4.5 What Users Do Not See Translated
Certain elements always remain in their original language, regardless of user selection:
Conversation messages
Uploaded documents and file previews
Process titles
Checklist field values entered by users
Third-party application text
Deleted fields
Picklist options (dynamic values remain in Primary Language)
This ensures that critical identifiers, user-generated content, and file data remain unchanged.
5. Roles & Permissions
Role
Permissions
Admins
1. Can add Supported Languages 2. Can access Translation Editor 3. Can view and edit translations by default 5. Can configure permissions for others
Org Members
1. Can change Preferred Language 2. Cannot view/edit translations unless explicitly granted
External Users
1. Can change Preferred Language 2. Cannot access translations or edit any language content
6. Feature Limitations
Only languages that admins have explicitly enabled for the Org will appear for users. Users cannot enable additional languages on their own, which means any required language must first be coordinated and configured by an admin.
The Primary Language of the Org cannot be changed after Org setup, which limits the ability to restructure translation foundations later and requires careful consideration before initial configuration.
The Translation Editor does not support translation of user-generated or dynamic content, such as conversation messages, uploaded documents, file previews, record titles, process titles, and checklist values entered by users.
Auto-translations rely on external translation services, which may not always provide contextually accurate or industry-specific terminology, requiring manual review and correction by admins.
7. Best Practices
Admins should enable Supported Languages only after confirming they are needed by active user groups, to ensure the translation workload remains manageable and aligned with real usage.

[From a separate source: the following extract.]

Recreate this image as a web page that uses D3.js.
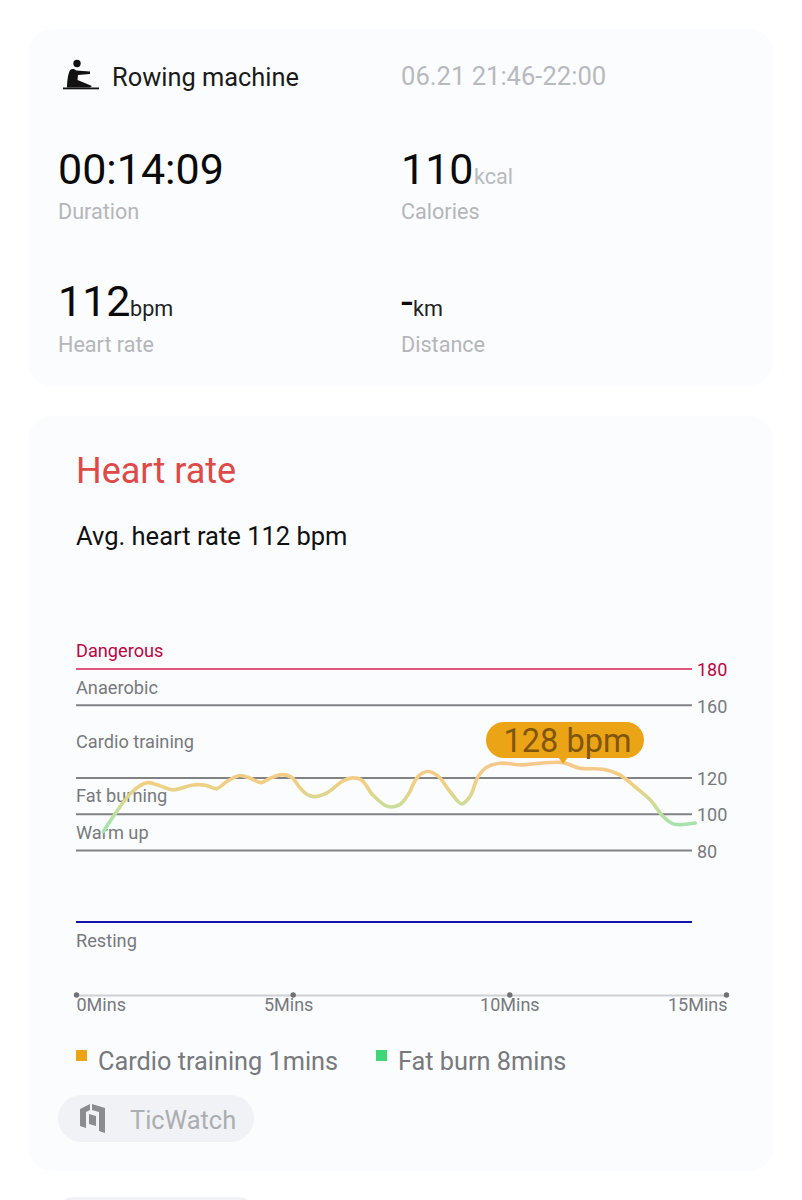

All translation edits should be reviewed systematically using the progressive filters and search capabilities in the Translation Editor to maintain consistency across processes, dashboards, and system labels.
It is recommended to assign translation responsibilities to a designated admin role or regional reviewer, rather than distributing permissions widely, to maintain quality control and reduce inadvertent inconsistencies.
When adding new custom fields, sections, or dashboards, admins should periodically revisit the Translation Editor to confirm that new elements have been translated properly across all Supported Languages.